Im sorry I meant twice a month for official meetings. But often throughout the week they had unofficial get togethers for "studying"?

Thank you everyone for your feedback. Im not even close to giving up. In two week the lodges in the area and surrounding towns will be having their meetings and I plan on going to as many as I can. I'll keep everyone updated.


----------



## Rick Carver (Jul 28, 2014)

KCLEE, are you in the Kansas City area? If so, we need to talk.

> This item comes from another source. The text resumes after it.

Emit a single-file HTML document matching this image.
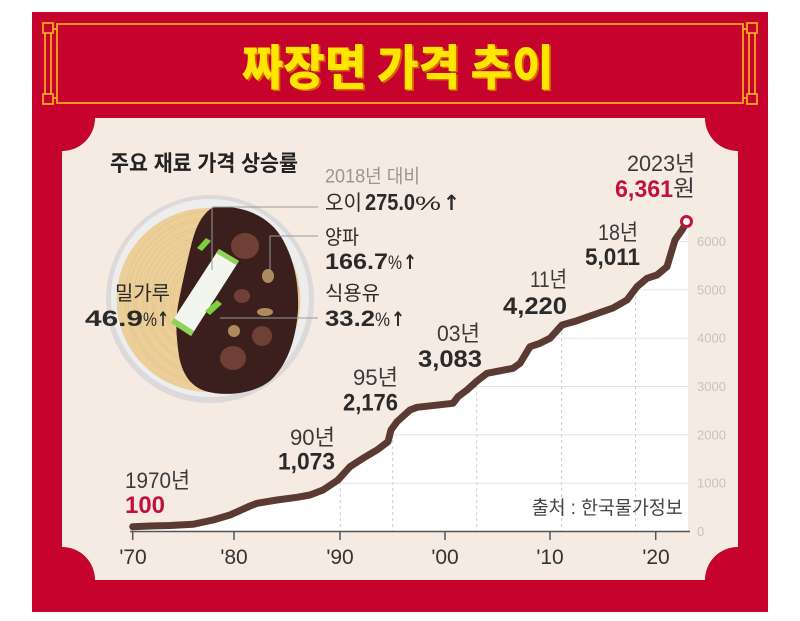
<!DOCTYPE html>
<html><head><meta charset="utf-8"><style>
html,body{margin:0;padding:0;background:#fff;}
svg{display:block;}
</style></head><body>
<svg width="800" height="621" viewBox="0 0 800 621" xmlns="http://www.w3.org/2000/svg" font-family="'Liberation Sans','Noto Sans CJK KR',sans-serif">
<defs>
<clipPath id="wc"><polygon points="132.7,526.7 150,526 170,525.5 193,524.3 213,520 230,515 250,506 257,503.3 277,500 297,497.3 310,495 323,490 338,480 350,466.7 363,458.3 377,450 388,441.7 391,430 397,421.7 410,410 417,407.3 453,403.3 458,396.7 467,390 477,381 487,373.3 513,368.3 520,363.3 530,346.7 540,343.3 550,338.3 562,325 577,320.7 593,315 613,308 627,300 637,286.7 647,278.3 657,275 667,266.7 675,240 682,230 687,221.7 688,221.7 688,531.5 132.7,531.5"/></clipPath>
<clipPath id="nc"><circle cx="208.5" cy="300" r="92"/></clipPath>
</defs>
<rect width="800" height="621" fill="#fff"/>
<rect x="32" y="12" width="736" height="600" fill="#c5032c"/>
<!-- title frame -->
<g fill="none" stroke="#f7a51f" stroke-width="1.8">
<rect x="57" y="24" width="686" height="79"/>
<rect x="43" y="23" width="10" height="10"/>
<rect x="43" y="94" width="10" height="10"/>
<line x1="45" y1="33" x2="45" y2="94"/>
<line x1="51" y1="33" x2="51" y2="94"/>
<line x1="53" y1="29" x2="57" y2="29"/>
<line x1="53" y1="98" x2="57" y2="98"/>
<rect x="747" y="23" width="10" height="10"/>
<rect x="747" y="94" width="10" height="10"/>
<line x1="755" y1="33" x2="755" y2="94"/>
<line x1="749" y1="33" x2="749" y2="94"/>
<line x1="743" y1="29" x2="747" y2="29"/>
<line x1="743" y1="98" x2="747" y2="98"/>
</g>
<text x="243.5" y="86" font-family="'Noto Sans CJK KR','Noto Sans CJK JP',sans-serif" font-weight="900" font-size="48" fill="#d9650a" textLength="312" lengthAdjust="spacingAndGlyphs">짜장면 가격 추이</text>
<text x="241.7" y="84.5" font-family="'Noto Sans CJK KR','Noto Sans CJK JP',sans-serif" font-weight="900" font-size="48" fill="#ffe600" textLength="312" lengthAdjust="spacingAndGlyphs">짜장면 가격 추이</text>
<!-- cream panel -->
<path d="M95,118 L705,118 A33,33 0 0 0 738,151 L738,547 A33,33 0 0 0 705,580 L95,580 A33,33 0 0 0 62,547 L62,151 A33,33 0 0 0 95,118 Z" fill="#f5ebe2"/>
<!-- white area -->
<rect x="130" y="200" width="560" height="332" fill="#ffffff" clip-path="url(#wc)"/>
<g clip-path="url(#wc)">
<g stroke="#e6e6e6" stroke-width="1">
<line x1="130" y1="483.2" x2="690" y2="483.2"/>
<line x1="130" y1="434.8" x2="690" y2="434.8"/>
<line x1="130" y1="386.5" x2="690" y2="386.5"/>
<line x1="130" y1="338.2" x2="690" y2="338.2"/>
<line x1="130" y1="289.8" x2="690" y2="289.8"/>
<line x1="130" y1="241.5" x2="690" y2="241.5"/>
</g>
<g stroke="#cfcfcf" stroke-width="1" stroke-dasharray="3,3">
<line x1="340.3" y1="200" x2="340.3" y2="531"/>
<line x1="392.7" y1="200" x2="392.7" y2="531"/>
<line x1="476.7" y1="200" x2="476.7" y2="531"/>
<line x1="561.5" y1="200" x2="561.5" y2="531"/>
<line x1="635.5" y1="200" x2="635.5" y2="531"/>
</g>
</g>
<!-- axis -->
<g stroke="#555" stroke-width="1.5">
<line x1="130" y1="531.5" x2="690" y2="531.5"/>
<line x1="132.7" y1="531.5" x2="132.7" y2="540"/>
<line x1="234" y1="531.5" x2="234" y2="540"/>
<line x1="340" y1="531.5" x2="340" y2="540"/>
<line x1="445" y1="531.5" x2="445" y2="540"/>
<line x1="550" y1="531.5" x2="550" y2="540"/>
<line x1="655.7" y1="531.5" x2="655.7" y2="540"/>
</g>
<g font-size="21" fill="#333" text-anchor="middle">
<text x="133" y="564">'70</text>
<text x="234" y="564">'80</text>
<text x="340" y="564">'90</text>
<text x="445" y="564">'00</text>
<text x="550" y="564">'10</text>
<text x="656" y="564">'20</text>
</g>
<g font-size="13" fill="#cbc1b9">
<text x="697" y="536">0</text>
<text x="697" y="487.7">1000</text>
<text x="697" y="439.3">2000</text>
<text x="697" y="391">3000</text>
<text x="697" y="342.7">4000</text>
<text x="697" y="294.3">5000</text>
<text x="697" y="246">6000</text>
</g>
<!-- line -->
<polyline fill="none" stroke="#5a3a33" stroke-width="7" stroke-linejoin="round" stroke-linecap="round" points="132.7,526.7 150,526 170,525.5 193,524.3 213,520 230,515 250,506 257,503.3 277,500 297,497.3 310,495 323,490 338,480 350,466.7 363,458.3 377,450 388,441.7 391,430 397,421.7 410,410 417,407.3 453,403.3 458,396.7 467,390 477,381 487,373.3 513,368.3 520,363.3 530,346.7 540,343.3 550,338.3 562,325 577,320.7 593,315 613,308 627,300 637,286.7 647,278.3 657,275 667,266.7 675,240 682,230 687,221.7"/>
<circle cx="686.5" cy="221.5" r="5" fill="#fff" stroke="#c2123a" stroke-width="3"/>
<!-- chart labels -->
<g font-size="22" fill="#3a3a3a">
<text x="125" y="488" textLength="65" lengthAdjust="spacingAndGlyphs">1970년</text>
<text x="290" y="445" textLength="45" lengthAdjust="spacingAndGlyphs">90년</text>
<text x="353" y="385" textLength="45" lengthAdjust="spacingAndGlyphs">95년</text>
<text x="437" y="341" textLength="43" lengthAdjust="spacingAndGlyphs">03년</text>
<text x="530" y="287" textLength="37" lengthAdjust="spacingAndGlyphs">11년</text>
<text x="598" y="240" textLength="40" lengthAdjust="spacingAndGlyphs">18년</text>
<text x="627" y="171" textLength="68" lengthAdjust="spacingAndGlyphs">2023년</text>
<text x="673" y="196" textLength="22" lengthAdjust="spacingAndGlyphs">원</text>
</g>
<g font-size="24" font-weight="bold" fill="#2a2a2a">
<text x="125" y="513" fill="#c2123a" textLength="40" lengthAdjust="spacingAndGlyphs">100</text>
<text x="278" y="469.5" textLength="57" lengthAdjust="spacingAndGlyphs">1,073</text>
<text x="343" y="410.5" textLength="55" lengthAdjust="spacingAndGlyphs">2,176</text>
<text x="418" y="367" textLength="64" lengthAdjust="spacingAndGlyphs">3,083</text>
<text x="503" y="314" textLength="64" lengthAdjust="spacingAndGlyphs">4,220</text>
<text x="585" y="265" textLength="55" lengthAdjust="spacingAndGlyphs">5,011</text>
<text x="615" y="197" fill="#c2123a" textLength="58" lengthAdjust="spacingAndGlyphs">6,361</text>
</g>
<text x="531.7" y="514" font-size="19" fill="#444" textLength="151" lengthAdjust="spacingAndGlyphs">출처 : 한국물가정보</text>
<!-- bowl -->
<circle cx="210" cy="299" r="104" fill="#dcd9da"/>
<circle cx="210" cy="298" r="99" fill="#eeeded"/>
<circle cx="208.5" cy="300" r="92" fill="#eccf98"/>
<g clip-path="url(#nc)" fill="none" stroke="#d8b67a" stroke-width="0.8" opacity="0.45">
<circle cx="212" cy="298" r="15"/><circle cx="210" cy="300" r="19"/><circle cx="212" cy="298" r="24"/><circle cx="210" cy="300" r="28"/><circle cx="212" cy="298" r="33"/><circle cx="210" cy="300" r="37"/><circle cx="212" cy="298" r="42"/><circle cx="210" cy="300" r="46"/><circle cx="212" cy="298" r="51"/><circle cx="210" cy="300" r="55"/><circle cx="212" cy="298" r="60"/><circle cx="210" cy="300" r="64"/><circle cx="212" cy="298" r="69"/><circle cx="210" cy="300" r="73"/><circle cx="212" cy="298" r="78"/><circle cx="210" cy="300" r="82"/><circle cx="212" cy="298" r="87"/>
</g>
<path d="M211.7,208 C235,204 268,212 283,240 C295,262 299,285 298,310 C296,340 287,365 271,380 C255,394 225,397 205,391 C190,386 182,373 179,356 C176,336 175,318 179,300 C183,280 187,262 191,246 C195,230 200,216 211.7,208 Z" fill="#3b1f1c"/>
<polygon points="219,249 239,261 191,336 171,323" fill="#f3f6ee"/>
<polygon points="219,249 239,261 236,265 216,253" fill="#8ed257"/>
<polygon points="174,318 194,331 191,336 171,323" fill="#8ed257"/>
<polygon points="197,248 206,238 211,241 202,251" fill="#7fcf3f"/>
<polygon points="205,311 217,300 222,304 210,315" fill="#7fcf3f"/>
<ellipse cx="245" cy="246" rx="14" ry="13" fill="#6e4036"/>
<ellipse cx="242" cy="296" rx="8" ry="7" fill="#6e4036"/>
<ellipse cx="262" cy="336" rx="10" ry="10" fill="#6e4036"/>
<ellipse cx="233" cy="358" rx="13" ry="12" fill="#6e4036"/>
<ellipse cx="268" cy="276" rx="6" ry="7" fill="#b08a5c"/>
<ellipse cx="265" cy="312" rx="8" ry="4" fill="#b08a5c"/>
<ellipse cx="234" cy="331" rx="6" ry="6" fill="#b08a5c"/>
<g stroke="#9a9a9a" stroke-width="1" fill="none">
<path d="M212,207 H318 M212,207 V270"/>
<path d="M270,236 H318 M270,236 V275"/>
<path d="M220,318 H318"/>
</g>
<!-- ingredient texts -->
<text x="110" y="171" font-size="22" font-weight="bold" fill="#222" textLength="188" lengthAdjust="spacingAndGlyphs">주요 재료 가격 상승률</text>
<text x="325" y="182.5" font-size="19" fill="#9b9592" textLength="95" lengthAdjust="spacingAndGlyphs">2018년 대비</text>
<g fill="#2a2a2a">
<text x="325" y="210" font-size="21" textLength="37" lengthAdjust="spacingAndGlyphs">오이</text>
<text x="365" y="210" font-size="23" font-weight="bold" textLength="50" lengthAdjust="spacingAndGlyphs">275.0</text>
<text x="415" y="210" font-size="19" textLength="26" lengthAdjust="spacingAndGlyphs">%</text>
<text x="443" y="210" font-size="21" font-weight="bold" font-family="'DejaVu Sans',sans-serif" textLength="17" lengthAdjust="spacingAndGlyphs">↑</text>

<text x="325" y="244" font-size="20" textLength="34" lengthAdjust="spacingAndGlyphs">양파</text>
<text x="325" y="269" font-size="22" font-weight="bold" textLength="63" lengthAdjust="spacingAndGlyphs">166.7</text>
<text x="388" y="269" font-size="19" textLength="14" lengthAdjust="spacingAndGlyphs">%</text>
<text x="403" y="269" font-size="20" font-weight="bold" font-family="'DejaVu Sans',sans-serif" textLength="14" lengthAdjust="spacingAndGlyphs">↑</text>

<text x="325" y="300" font-size="20" textLength="55" lengthAdjust="spacingAndGlyphs">식용유</text>
<text x="325" y="326" font-size="22" font-weight="bold" textLength="50" lengthAdjust="spacingAndGlyphs">33.2</text>
<text x="375" y="326" font-size="19" textLength="15" lengthAdjust="spacingAndGlyphs">%</text>
<text x="391" y="326" font-size="20" font-weight="bold" font-family="'DejaVu Sans',sans-serif" textLength="14" lengthAdjust="spacingAndGlyphs">↑</text>

<text x="115" y="300" font-size="20" textLength="55" lengthAdjust="spacingAndGlyphs">밀가루</text>
<text x="85" y="326" font-size="22" font-weight="bold" textLength="58" lengthAdjust="spacingAndGlyphs">46.9</text>
<text x="143" y="326" font-size="19" textLength="14" lengthAdjust="spacingAndGlyphs">%</text>
<text x="157" y="326" font-size="20" font-weight="bold" font-family="'DejaVu Sans',sans-serif" textLength="12" lengthAdjust="spacingAndGlyphs">↑</text>
</g>
</svg>
</body></html>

I can honestly say that the body of Freemasonry has never disappointed me, but its members have. I am sure the same can be said by some of my Brothers about me. The best advice I can offer is to put your faith in the Craft. The Light that is there is for you to learn and to use.  The initiatic experience of Freemasonry, if conveyed precisely as stated in our ritual, contains all the elements necessary for candidates to attain an understanding of Masonic Light, even when those providing the Degrees do not themselves fully understand this_. _This is a nice way of saying that there may be a few jerks, but the basic information is still there for you to grasp. Go for it.


----------



## Warrior1256 (Aug 14, 2014)

bezobrazan said:


> Don't let it deflate you. It's really about how bad you want it. A lot of people come through our doors curious but not totally committed. Keep going, keep showing up, keep asking and show them that this is what you truly want.
> 
> Brotherhood is built by commitment.


Sounds like a good plan and good advice.


----------



## louise evans (Aug 17, 2014)

Lol





jamie.guinn said:


> Levelhead brings up a good point. Some guys may be gun shy because every now and then you get a weirdo who walks in hoping that by joining they will learn all the secrets to riches and wealth, or they want to join the Illuminati. These days you never know who is gonna walk through the doors.